US officials running post-war Iraq in the short term will pay thousands of Iraqi civil servants in dollars in small denomination bills, according to the Wall Street Journal.
There are currently two types of dinars in circulation in Iraq, the so-called "Swiss dinar" in the Kurdish-controlled area of northern Iraq, and the "Saddam" dinar used in the rest of the country that bears a likeness of Saddam Hussein.
US officials do not expect a new Iraqi government to retain the dollar, which would be widely seen as an affront to its sense of nationhood, although a new national currency could be linked to the dollar.
After the overthrow of the Taliban, the new Afghan government led by President Hamid Karzai resisted pressure from the US to use dollars for larger-scale government transactions as a means of stabilising the economy.
Kabul opted instead for a simple new currency reflecting national independence, and the US State Department helped the Afghan government destroy old bills with mobile incinerators and shredders.
East Timor voluntarily adopted the dollar to replace the Indonesian currency after it achieved full independence from Jakarta, but Kosovo and Bosnia opted first for the deutschmark and then the euro.

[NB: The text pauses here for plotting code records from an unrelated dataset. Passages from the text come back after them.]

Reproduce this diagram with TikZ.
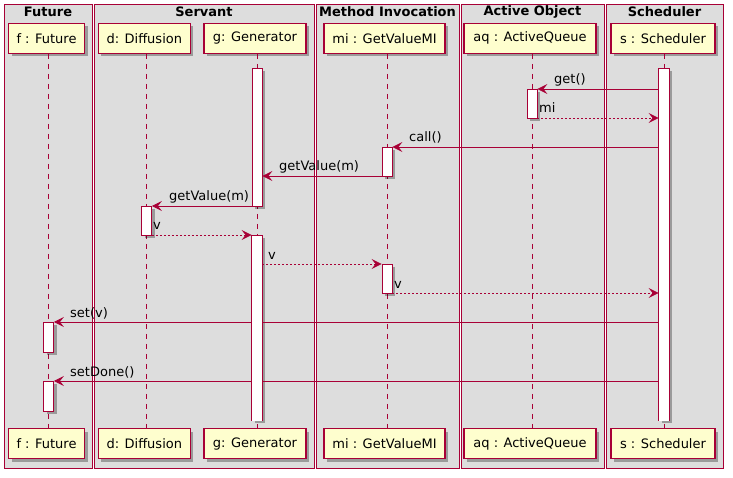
\documentclass[tikz,border=0pt]{standalone}
\usepackage{fontspec}
\setmainfont{DejaVu Sans}
\usetikzlibrary{arrows.meta,shadows}
\definecolor{pred}{HTML}{A80036}
\definecolor{pcream}{HTML}{FEFECE}
\definecolor{pgray}{HTML}{DDDDDD}
\begin{document}
\begin{tikzpicture}[x=1pt,y=-1pt,
  every node/.style={font=\fontsize{13}{15}\selectfont},
  grp/.style={draw=pred, fill=pgray, line width=0.8pt, anchor=north west, inner sep=0pt},
  grptitle/.style={font=\fontsize{13}{15}\selectfont\bfseries, inner sep=0pt},
  shad/.style={drop shadow={shadow xshift=3pt, shadow yshift=-3pt, opacity=0.3, fill=black}},
  part/.style={draw=pred, fill=pcream, line width=1.2pt, minimum height=30pt, inner sep=0pt, shad},
  life/.style={draw=pred, dash pattern=on 5pt off 5pt, line width=0.8pt},
  act/.style={draw=pred, fill=white, line width=0.8pt, minimum width=10pt, inner sep=0pt, anchor=north, shad},
  openact/.style={act, draw=none},
  actedge/.style={draw=pred, line width=0.8pt},
  msg/.style={draw=pred, line width=0.8pt, -{Stealth[length=10pt,width=10pt,inset=4pt]}},
  ret/.style={msg, dash pattern=on 2pt off 2pt},
  lbl/.style={anchor=base west, inner sep=0pt}
]
\useasboundingbox (0,0) rectangle (733,478);
\fill[white] (0,0) rectangle (733,478);
% groups
\node[grp, minimum width=88pt, minimum height=464pt] (gF) at (4,4) {};
\node[grp, minimum width=220pt, minimum height=464pt] (gS) at (94,4) {};
\node[grp, minimum width=143pt, minimum height=464pt] (gM) at (316,4) {};
\node[grp, minimum width=143pt, minimum height=464pt] (gA) at (461,4) {};
\node[grp, minimum width=117pt, minimum height=464pt] (gC) at (606,4) {};
\node[grptitle] (tF) at (48,12) {Future};
\node[grptitle] (tS) at (204,12) {Servant};
\node[grptitle] (tM) at (387.5,12) {Method Invocation};
\node[grptitle] (tA) at (532.5,12) {Active Object};
\node[grptitle] (tC) at (664.5,12) {Scheduler};
% participants
\node[part, minimum width=76pt] (pF) at (46.5,38.3) {f : Future};
\node[part, minimum width=92pt] (pD) at (144.3,38.3) {d: Diffusion};
\node[part, minimum width=102pt] (pG) at (255,38.3) {g: Generator};
\node[part, minimum width=121pt] (pM) at (384.5,38.3) {mi : GetValueMI};
\node[part, minimum width=132pt] (pA) at (530,38.3) {aq : ActiveQueue};
\node[part, minimum width=104pt] (pS) at (663,38.3) {s : Scheduler};
\node[part, minimum width=76pt] (bF) at (46.5,443.8) {f : Future};
\node[part, minimum width=92pt] (bD) at (144.3,443.8) {d: Diffusion};
\node[part, minimum width=102pt] (bG) at (255,443.8) {g: Generator};
\node[part, minimum width=121pt] (bM) at (384.5,443.8) {mi : GetValueMI};
\node[part, minimum width=132pt] (bA) at (530,443.8) {aq : ActiveQueue};
\node[part, minimum width=104pt] (bS) at (663,443.8) {s : Scheduler};
% lifeline x
\coordinate (xf) at (48.5,0);
\coordinate (xd) at (146.5,0);
\coordinate (xg) at (257,0);
\coordinate (xm) at (387,0);
\coordinate (xa) at (532,0);
\coordinate (xs) at (664,0);
\draw[life] (xf |- pF.south) -- (xf |- bF.north);
\draw[life] (xd |- pD.south) -- (xd |- bD.north);
\draw[life] (xg |- pG.south) -- (xg |- bG.north);
\draw[life] (xm |- pM.south) -- (xm |- bM.north);
\draw[life] (xa |- pA.south) -- (xa |- bA.north);
\draw[life] (xs |- pS.south) -- (xs |- bS.north);
% activations (short ones)
\node[act, minimum height=138pt] (gA1) at (257,68) {};
\node[act, minimum height=29pt] (aA) at (532,89) {};
\node[act, minimum height=29pt] (mA1) at (387,147) {};
\node[act, minimum height=29pt] (mA2) at (387,264) {};
\node[act, minimum height=29pt] (dA) at (146.5,206) {};
\node[act, minimum height=30pt] (fA1) at (48.5,322) {};
\node[act, minimum height=30pt] (fA2) at (48.5,381) {};
% message rows
\coordinate (m1) at (0,89);
\coordinate (m2) at (0,118);
\coordinate (m3) at (0,147);
\coordinate (m4) at (0,176);
\coordinate (m5) at (0,206);
\coordinate (m6) at (0,235);
\coordinate (m7) at (0,264);
\coordinate (m8) at (0,293);
\coordinate (m9) at (0,322);
\coordinate (m10) at (0,381);
% long open-ended activations
\node[openact, minimum height=185pt] (gA2) at (257,235) {};
\node[openact, minimum height=352pt] (sA) at (664,68) {};
\draw[msg] (sA.west |- m1) -- (aA.east |- m1);
\draw[ret] (aA.east |- m2) -- (sA.west |- m2);
\draw[msg] (sA.west |- m3) -- (mA1.east |- m3);
\draw[msg] (mA1.west |- m4) -- (gA1.east |- m4);
\draw[msg] (gA1.west |- m5) -- (dA.east |- m5);
\draw[ret] (dA.east |- m6) -- (gA2.west |- m6);
\draw[ret] (gA2.east |- m7) -- (mA2.west |- m7);
\draw[ret] (mA2.east |- m8) -- (sA.west |- m8);
\draw[msg] (sA.west |- m9) -- (fA1.east |- m9);
\draw[msg] (sA.west |- m10) -- (fA2.east |- m10);
% redraw long activations over the crossing lines, open at the bottom
\fill[white] (gA2.north west) rectangle (gA2.south east);
\draw[actedge] (gA2.south west) -- (gA2.north west) -- (gA2.north east) -- (gA2.south east);
\fill[white] (sA.north west) rectangle (sA.south east);
\draw[actedge] (sA.south west) -- (sA.north west) -- (sA.north east) -- (sA.south east);
% labels
\node[lbl] (l1) at (554,84) {get()};
\node[lbl] (l2) at (539,113) {mi};
\node[lbl] (l3) at (409,142) {call()};
\node[lbl] (l4) at (279,171) {getValue(m)};
\node[lbl] (l5) at (169,201) {getValue(m)};
\node[lbl] (l6) at (153,230) {v};
\node[lbl] (l7) at (268,259) {v};
\node[lbl] (l8) at (394,288) {v};
\node[lbl] (l9) at (70,317) {set(v)};
\node[lbl] (l10) at (70,376) {setDone()};
\end{tikzpicture}
\end{document}
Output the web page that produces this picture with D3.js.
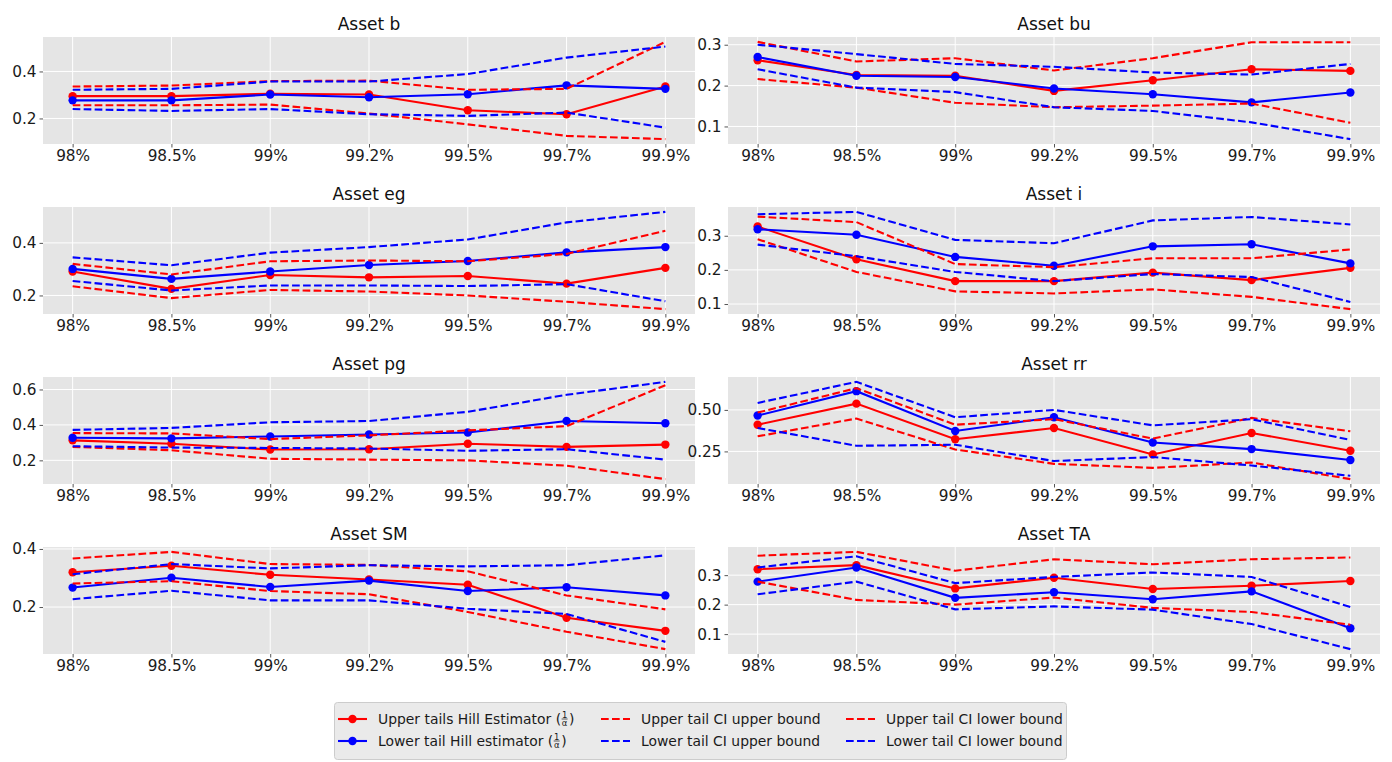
<!DOCTYPE html>
<html>
<head>
<meta charset="utf-8">
<script src="https://cdn.jsdelivr.net/npm/d3@7"></script>
<style>
  body { margin: 0; background: #fff; }
  text { font-family: "DejaVu Sans", sans-serif; }
</style>
</head>
<body>
<svg id="chart" width="1392" height="762"></svg>
<script>
// quantile levels on the x axis
const levels = ["98%", "98.5%", "99%", "99.2%", "99.5%", "99.7%", "99.9%"];
const assets = ["b", "bu", "eg", "i", "pg", "rr", "SM", "TA"];

// one row per asset, same order as assets
const upperHill = [
  [0.295, 0.295, 0.305, 0.302, 0.235, 0.218, 0.336],
  [0.262, 0.226, 0.224, 0.187, 0.213, 0.240, 0.236],
  [0.291, 0.225, 0.278, 0.269, 0.274, 0.245, 0.305],
  [0.327, 0.231, 0.167, 0.167, 0.192, 0.170, 0.206],
  [0.313, 0.294, 0.261, 0.263, 0.294, 0.276, 0.289],
  [0.411, 0.538, 0.323, 0.391, 0.232, 0.361, 0.254],
  [0.320, 0.342, 0.311, 0.295, 0.277, 0.163, 0.118],
  [0.320, 0.334, 0.255, 0.291, 0.253, 0.264, 0.280]
];
const lowerHill = [
  [0.277, 0.277, 0.302, 0.290, 0.303, 0.341, 0.326],
  [0.270, 0.224, 0.221, 0.193, 0.179, 0.159, 0.183],
  [0.301, 0.263, 0.291, 0.316, 0.331, 0.364, 0.384],
  [0.319, 0.303, 0.238, 0.212, 0.269, 0.275, 0.219],
  [0.328, 0.324, 0.335, 0.346, 0.357, 0.422, 0.409],
  [0.466, 0.613, 0.373, 0.456, 0.304, 0.264, 0.198],
  [0.267, 0.301, 0.269, 0.291, 0.255, 0.268, 0.240],
  [0.278, 0.326, 0.223, 0.242, 0.218, 0.245, 0.120]
];
const upperCiUp = [
  [0.336, 0.340, 0.359, 0.361, 0.322, 0.326, 0.526],
  [0.307, 0.259, 0.267, 0.237, 0.267, 0.306, 0.306],
  [0.320, 0.280, 0.330, 0.333, 0.330, 0.358, 0.446],
  [0.356, 0.340, 0.217, 0.208, 0.234, 0.234, 0.260],
  [0.354, 0.352, 0.320, 0.341, 0.369, 0.393, 0.624],
  [0.484, 0.631, 0.411, 0.444, 0.327, 0.452, 0.371],
  [0.367, 0.390, 0.348, 0.345, 0.323, 0.240, 0.192],
  [0.366, 0.379, 0.315, 0.354, 0.337, 0.354, 0.360]
];
const lowerCiUp = [
  [0.322, 0.326, 0.357, 0.357, 0.389, 0.459, 0.506],
  [0.300, 0.277, 0.253, 0.246, 0.232, 0.227, 0.253],
  [0.345, 0.315, 0.363, 0.384, 0.413, 0.478, 0.518],
  [0.363, 0.370, 0.288, 0.278, 0.345, 0.355, 0.333],
  [0.372, 0.383, 0.415, 0.422, 0.474, 0.570, 0.643],
  [0.542, 0.669, 0.456, 0.500, 0.407, 0.444, 0.319],
  [0.313, 0.348, 0.333, 0.344, 0.340, 0.344, 0.378],
  [0.326, 0.364, 0.273, 0.294, 0.309, 0.294, 0.192]
];
const upperCiLow = [
  [0.256, 0.256, 0.259, 0.221, 0.175, 0.126, 0.112],
  [0.216, 0.195, 0.158, 0.147, 0.151, 0.156, 0.109],
  [0.235, 0.190, 0.221, 0.215, 0.200, 0.176, 0.148],
  [0.290, 0.194, 0.137, 0.131, 0.143, 0.121, 0.085],
  [0.276, 0.257, 0.209, 0.204, 0.200, 0.170, 0.094],
  [0.341, 0.448, 0.262, 0.175, 0.151, 0.183, 0.083],
  [0.281, 0.289, 0.255, 0.244, 0.183, 0.115, 0.055],
  [0.278, 0.216, 0.200, 0.224, 0.189, 0.175, 0.132]
];
const lowerCiLow = [
  [0.240, 0.232, 0.240, 0.218, 0.211, 0.225, 0.161],
  [0.240, 0.195, 0.184, 0.147, 0.138, 0.110, 0.069],
  [0.255, 0.219, 0.238, 0.238, 0.236, 0.243, 0.178],
  [0.274, 0.240, 0.194, 0.167, 0.188, 0.179, 0.106],
  [0.280, 0.272, 0.270, 0.267, 0.254, 0.263, 0.204],
  [0.391, 0.284, 0.290, 0.192, 0.216, 0.165, 0.103],
  [0.227, 0.256, 0.223, 0.223, 0.194, 0.176, 0.080],
  [0.235, 0.278, 0.184, 0.194, 0.183, 0.134, 0.049]
];
// y tick values shown on each panel
const yTicks = [
  [0.2, 0.4], [0.1, 0.2, 0.3], [0.2, 0.4], [0.1, 0.2, 0.3],
  [0.2, 0.4, 0.6], [0.25, 0.5], [0.2, 0.4], [0.1, 0.2, 0.3]
];

const series = [
  { name: "Upper tails Hill Estimator", frac: true, data: upperHill, color: "red", dash: null, marker: true },
  { name: "Lower tail Hill estimator", frac: true, data: lowerHill, color: "blue", dash: null, marker: true },
  { name: "Upper tail CI upper bound", data: upperCiUp, color: "red", dash: "7.7,3.3" },
  { name: "Lower tail CI upper bound", data: lowerCiUp, color: "blue", dash: "7.7,3.3" },
  { name: "Upper tail CI lower bound", data: upperCiLow, color: "red", dash: "7.7,3.3" },
  { name: "Lower tail CI lower bound", data: lowerCiLow, color: "blue", dash: "7.7,3.3" }
];

const svg = d3.select("#chart");
const colX = [43, 728], pw = 652;
const rowY = 37, ph = 107, rowStep = 170;

assets.forEach((a, k) => {
  const c = k % 2, r = Math.floor(k / 2);
  const x0 = colX[c], y0 = rowY + r * rowStep;
  const g = svg.append("g");

  const all = series.flatMap(s => s.data[k]);
  const [lo, hi] = d3.extent(all);
  const pad = (hi - lo) * 0.05;

  const x = d3.scaleLinear().domain([-0.3, levels.length - 0.7]).range([x0, x0 + pw]);
  const y = d3.scaleLinear().domain([lo - pad, hi + pad]).range([y0 + ph, y0]);

  g.append("rect").attr("x", x0).attr("y", y0).attr("width", pw).attr("height", ph)
    .attr("fill", "#E5E5E5");

  // grid
  g.selectAll(".gx").data(d3.range(levels.length)).join("line")
    .attr("x1", d => x(d)).attr("x2", d => x(d)).attr("y1", y0).attr("y2", y0 + ph)
    .attr("stroke", "#fff").attr("stroke-width", 1);
  g.selectAll(".gy").data(yTicks[k]).join("line")
    .attr("x1", x0).attr("x2", x0 + pw).attr("y1", d => y(d)).attr("y2", d => y(d))
    .attr("stroke", "#fff").attr("stroke-width", 1);

  const fmt = yTicks[k].some(v => Math.round(v * 10) !== v * 10) ? d3.format(".2f") : d3.format(".1f");

  const xAxis = g.append("g").attr("transform", `translate(0,${y0 + ph})`)
    .call(d3.axisBottom(x).tickValues(d3.range(levels.length)).tickFormat(i => levels[i])
      .tickSize(3.5).tickPadding(3).tickSizeOuter(0));
  const yAxis = g.append("g").attr("transform", `translate(${x0},0)`)
    .call(d3.axisLeft(y).tickValues(yTicks[k]).tickFormat(fmt)
      .tickSize(3.5).tickPadding(3).tickSizeOuter(0));
  [xAxis, yAxis].forEach(ax => {
    ax.select(".domain").remove();
    ax.selectAll(".tick line").attr("stroke", "#555");
    ax.selectAll(".tick text").attr("fill", "#1a1a1a").style("font-size", "15.3px")
      .style("font-family", "DejaVu Sans");
  });

  g.append("text").attr("x", x0 + pw / 2).attr("y", y0 - 7)
    .attr("text-anchor", "middle").style("font-size", "17px").attr("fill", "#111")
    .text("Asset " + a);

  const line = d3.line().x((d, i) => x(i)).y(d => y(d));
  series.forEach(s => {
    g.append("path").datum(s.data[k]).attr("d", line)
      .attr("fill", "none").attr("stroke", s.color).attr("stroke-width", 2.1)
      .attr("stroke-dasharray", s.dash);
    if (s.marker) {
      g.selectAll(null).data(s.data[k]).join("circle")
        .attr("cx", (d, i) => x(i)).attr("cy", d => y(d)).attr("r", 4.2)
        .attr("fill", s.color);
    }
  });
});

// legend
const lg = svg.append("g");
lg.append("rect").attr("x", 334.5).attr("y", 702.5).attr("width", 732).attr("height", 57)
  .attr("rx", 3).attr("fill", "#EAEAEA").attr("stroke", "#CCCCCC");
const legCols = [338, 601, 846], legRows = [719, 741];
series.forEach((s, i) => {
  const cx = legCols[Math.floor(i / 2)], cy = legRows[i % 2];
  lg.append("line").attr("x1", cx).attr("x2", cx + 29).attr("y1", cy).attr("y2", cy)
    .attr("stroke", s.color).attr("stroke-width", 2.1).attr("stroke-dasharray", s.dash);
  if (s.marker) lg.append("circle").attr("cx", cx + 14.5).attr("cy", cy).attr("r", 4.2).attr("fill", s.color);
  const tx = cx + 40;
  const t = lg.append("text").attr("x", tx).attr("y", cy).attr("dy", "0.35em")
    .style("font-size", "13.9px").attr("fill", "#1a1a1a").text(s.name + (s.frac ? " (" : ""));
  if (s.frac) {
    const w = t.node().getComputedTextLength();
    const fx = tx + w + 3.5;
    lg.append("text").attr("x", fx).attr("y", cy - 1.5).attr("text-anchor", "middle")
      .style("font-size", "8.5px").attr("fill", "#1a1a1a").text("1");
    lg.append("line").attr("x1", fx - 3).attr("x2", fx + 3).attr("y1", cy).attr("y2", cy)
      .attr("stroke", "#1a1a1a").attr("stroke-width", 0.7);
    lg.append("text").attr("x", fx).attr("y", cy + 7).attr("text-anchor", "middle")
      .style("font-size", "8.5px").attr("fill", "#1a1a1a").text("α");
    lg.append("text").attr("x", fx + 4.5).attr("y", cy).attr("dy", "0.35em")
      .style("font-size", "13.9px").attr("fill", "#1a1a1a").text(")");
  }
});
</script>
</body>
</html>
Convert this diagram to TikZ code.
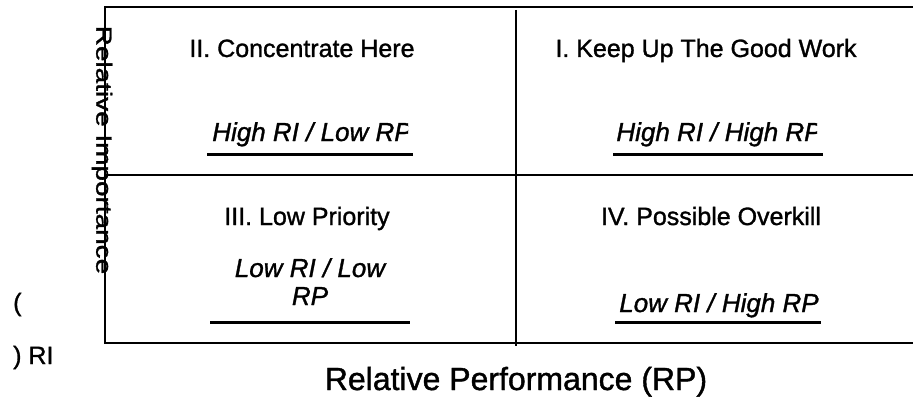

The cash for dollar payments to Iraqi civil servants and oil workers will reportedly come from $1.7 billion in Iraqi assets abroad confiscated by US authorities.
British forces are reported to be already using dollars to pay maintenance and dock workers in Umm Qasr and Basra.
Dinars will continue to circulate in Iraq in the short term, but "Saddam" dinars have been devalued by widespread looting of banks.
The US plans to run Iraq's oil industry while it is being refurbished before handing it over to a new Iraqi government. The Pentagon is putting in place an advisory board of former oil industry officials, including Mr Philip Carroll, former chief executive of Shell Oil.
This makes it certain that the future sale of Iraqi oil will be in dollars, the international currency for oil transactions, once the UN lifts anti-Saddam sanctions that provide that only the UN can approve Iraqi oil sales.